Photo from the cover of Social Change in Contemporary China: C.K. Yang and the Concept of Institutional Diffusion, University of Pittsburgh Press, 2006.

Chinese American, Sociologist

Ch’ing-k’un (CK) Yang (Yáng Qìngkūn)

(1911-1999)

Also known as Ch’ing-K’un Yang; Qingkun Yang, C. K. Yang was a sociologist whose work contributed to scholarship about religious life in China as well as in Asian diaspora communities in the US. 

Born and raised in China, Yang received his BA and MA degrees in sociology from Yenching (Beijing) University, and his PhD in sociology from the University of Michigan (1939). Subsequently, he taught at several universities in the US (University of Washington, MIT, Harvard University) and China (Lingnan University, Zhongshan University). In 1953, he began teaching at the University of Pittsburgh, where he worked until his retirement in 1981. In retirement, he was instrumental in the development of sociological studies in Hong Kong and Mainland China.  

Yang was one of the leading experts in the study of Chinese society and culture, as well as folk religion. Early in his career, in the 1930s and 40s, Yang’s scholarship drew upon the sociological works of Robert Park (Chicago School) and Max Weber’s writing on Chinese religion. He would depart from their theories as he developed his more logical and analytic framework for understanding Chinese society and religion based on the solid fieldwork he conducted with his own family and in villages across China, as well as from his experience working in the Chinese American community as an editor of the Chinese Journal in New York in the 1940s. Yang’s groundbreaking analysis of social and religious life in China was a milestone in scholarship on Chinese culture and everyday life, introducing such concepts as “institutional religion” and “diffused religion.” He was respected by and influential to scholars of Chinese religion and society. While he wrote in English, all of his books have been translated and published in Chinese. He is also acclaimed for his pathbreaking contributions to the establishment of the Department of Sociology at the Chinese University of Hong Kong (1960s) and the re-establishment of sociological studies in China (in the early 1980s). Numerous memorial conferences and published collections have been organized in his honor.

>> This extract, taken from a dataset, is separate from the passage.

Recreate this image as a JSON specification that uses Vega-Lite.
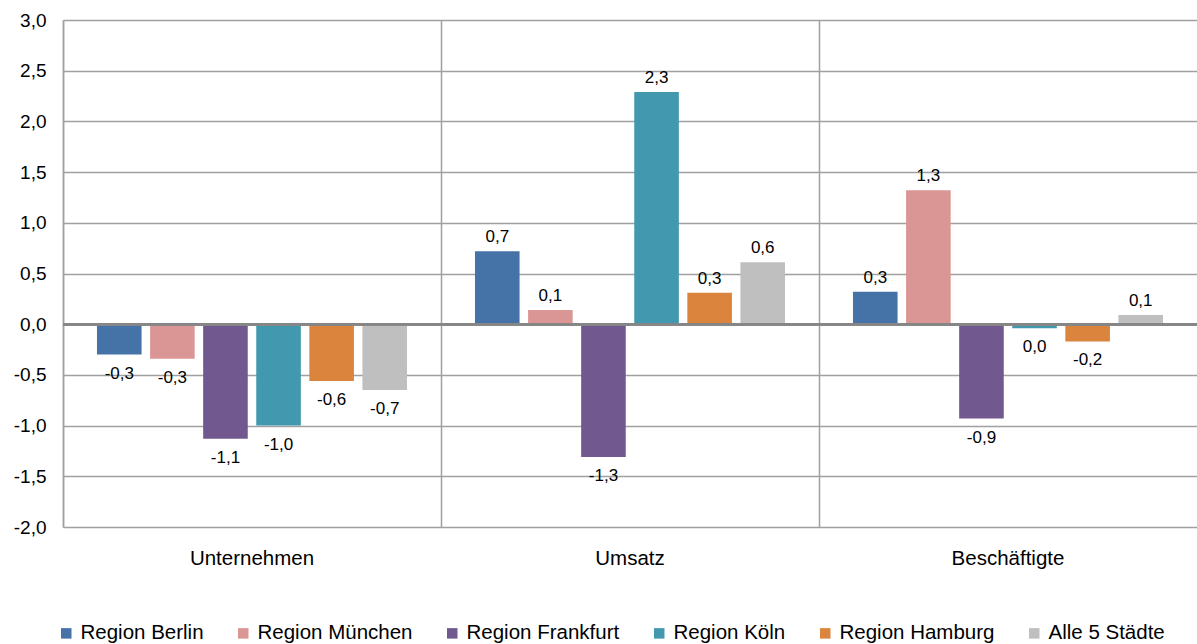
{
  "$schema": "https://vega.github.io/schema/vega-lite/v6.json",
  "width": 1134,
  "height": 507,
  "autosize": {"type": "none"},
  "padding": {"left": 63, "top": 20, "right": 0, "bottom": 117},
  "background": "white",
  "config": {
    "locale": {"number": {"decimal": ",", "thousands": ".", "grouping": [3], "currency": ["", " €"], "minus": "-"}},
    "view": {"stroke": null},
    "font": "Liberation Sans"
  },
  "data": {
    "values": [
      {"kategorie": "Unternehmen", "region": "Region Berlin", "wert": -0.30},
      {"kategorie": "Unternehmen", "region": "Region München", "wert": -0.34},
      {"kategorie": "Unternehmen", "region": "Region Frankfurt", "wert": -1.13},
      {"kategorie": "Unternehmen", "region": "Region Köln", "wert": -1.00},
      {"kategorie": "Unternehmen", "region": "Region Hamburg", "wert": -0.56},
      {"kategorie": "Unternehmen", "region": "Alle 5 Städte", "wert": -0.65},
      {"kategorie": "Umsatz", "region": "Region Berlin", "wert": 0.72},
      {"kategorie": "Umsatz", "region": "Region München", "wert": 0.14},
      {"kategorie": "Umsatz", "region": "Region Frankfurt", "wert": -1.31},
      {"kategorie": "Umsatz", "region": "Region Köln", "wert": 2.29},
      {"kategorie": "Umsatz", "region": "Region Hamburg", "wert": 0.31},
      {"kategorie": "Umsatz", "region": "Alle 5 Städte", "wert": 0.61},
      {"kategorie": "Beschäftigte", "region": "Region Berlin", "wert": 0.32},
      {"kategorie": "Beschäftigte", "region": "Region München", "wert": 1.32},
      {"kategorie": "Beschäftigte", "region": "Region Frankfurt", "wert": -0.93},
      {"kategorie": "Beschäftigte", "region": "Region Köln", "wert": -0.04},
      {"kategorie": "Beschäftigte", "region": "Region Hamburg", "wert": -0.17},
      {"kategorie": "Beschäftigte", "region": "Alle 5 Städte", "wert": 0.09}
    ]
  },
  "encoding": {
    "x": {
      "field": "kategorie",
      "type": "nominal",
      "sort": ["Unternehmen", "Umsatz", "Beschäftigte"],
      "scale": {"paddingInner": 0, "paddingOuter": 0},
      "axis": {
        "title": null,
        "labelAngle": 0,
        "labelFontSize": 20.5,
        "labelColor": "#000000",
        "labelPadding": 21,
        "ticks": false,
        "domain": false,
        "grid": true,
        "bandPosition": 0,
        "gridColor": "#a0a0a0",
        "gridWidth": 1.5
      }
    },
    "xOffset": {
      "field": "region",
      "type": "nominal",
      "sort": ["Region Berlin", "Region München", "Region Frankfurt", "Region Köln", "Region Hamburg", "Alle 5 Städte"],
      "scale": {"paddingInner": 0.16, "paddingOuter": 0.64}
    },
    "y": {
      "field": "wert",
      "type": "quantitative",
      "scale": {"domain": [-2, 3], "nice": false},
      "axis": {
        "title": null,
        "values": [-2, -1.5, -1, -0.5, 0, 0.5, 1, 1.5, 2, 2.5, 3],
        "format": ".1f",
        "labelFontSize": 19,
        "labelColor": "#000000",
        "labelPadding": 17,
        "ticks": false,
        "domain": true,
        "domainColor": "#a0a0a0",
        "domainWidth": 1.5,
        "grid": true,
        "gridColor": "#a0a0a0",
        "gridWidth": 1.5
      }
    }
  },
  "layer": [
    {
      "mark": {"type": "bar"},
      "encoding": {
        "color": {
          "field": "region",
          "type": "nominal",
          "sort": ["Region Berlin", "Region München", "Region Frankfurt", "Region Köln", "Region Hamburg", "Alle 5 Städte"],
          "scale": {
            "domain": ["Region Berlin", "Region München", "Region Frankfurt", "Region Köln", "Region Hamburg", "Alle 5 Städte"],
            "range": ["#4572A7", "#DA9694", "#71588F", "#4198AF", "#DB843D", "#BFBFBF"]
          },
          "legend": {
            "title": null,
            "orient": "none",
            "direction": "horizontal",
            "legendX": -7,
            "legendY": 603,
            "symbolType": "square",
            "symbolSize": 110,
            "symbolStrokeWidth": 0,
            "labelFontSize": 20.5,
            "labelColor": "#000000",
            "labelOffset": 4,
            "columnPadding": 29
          }
        }
      }
    },
    {
      "mark": {"type": "rule", "color": "#868686", "strokeWidth": 2},
      "encoding": {"y": {"datum": 0}, "x": {"value": 0}, "x2": {"value": 1134}, "xOffset": null}
    },
    {
      "transform": [{"filter": "datum.wert >= 0"}],
      "mark": {"type": "text", "baseline": "bottom", "dy": -5, "fontSize": 17, "color": "#000000"},
      "encoding": {"text": {"field": "wert", "type": "quantitative", "format": ".1f"}}
    },
    {
      "transform": [{"filter": "datum.wert < 0"}],
      "mark": {"type": "text", "baseline": "top", "dy": 11, "fontSize": 17, "color": "#000000"},
      "encoding": {"text": {"field": "wert", "type": "quantitative", "format": ".1f"}}
    }
  ]
}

Despite these accomplishments, Yang’s contribution to folkloristic studies of religion, and folklife in general, and the formation of Chinese and East Asian American diasporic identities more specifically, have not been appropriately recognized. His scholarship departed from those that framed a Western notion of “religion” in conflict with the local practice of “folk religion,” which contributed to distorted interpretations of the Eastern folk practices. Yang’s work continues to be significant and influential today. It provides an understanding of the spiritual life in diasporic Chinese communities that is fundamental to any examination of how folklore and folklife shape Chinese American identities through concepts of family and kinship, and the everyday practices of rituals, diets, and festivals. 

Research of particular significance to Folklore Studies:

Yang, C. K. Chinese Communist Society: The Family and the Village (1959).

———. Religion in Chinese Society: A Study of Contemporary Social Functions of Religion and Some of Their Historical Factors (1961).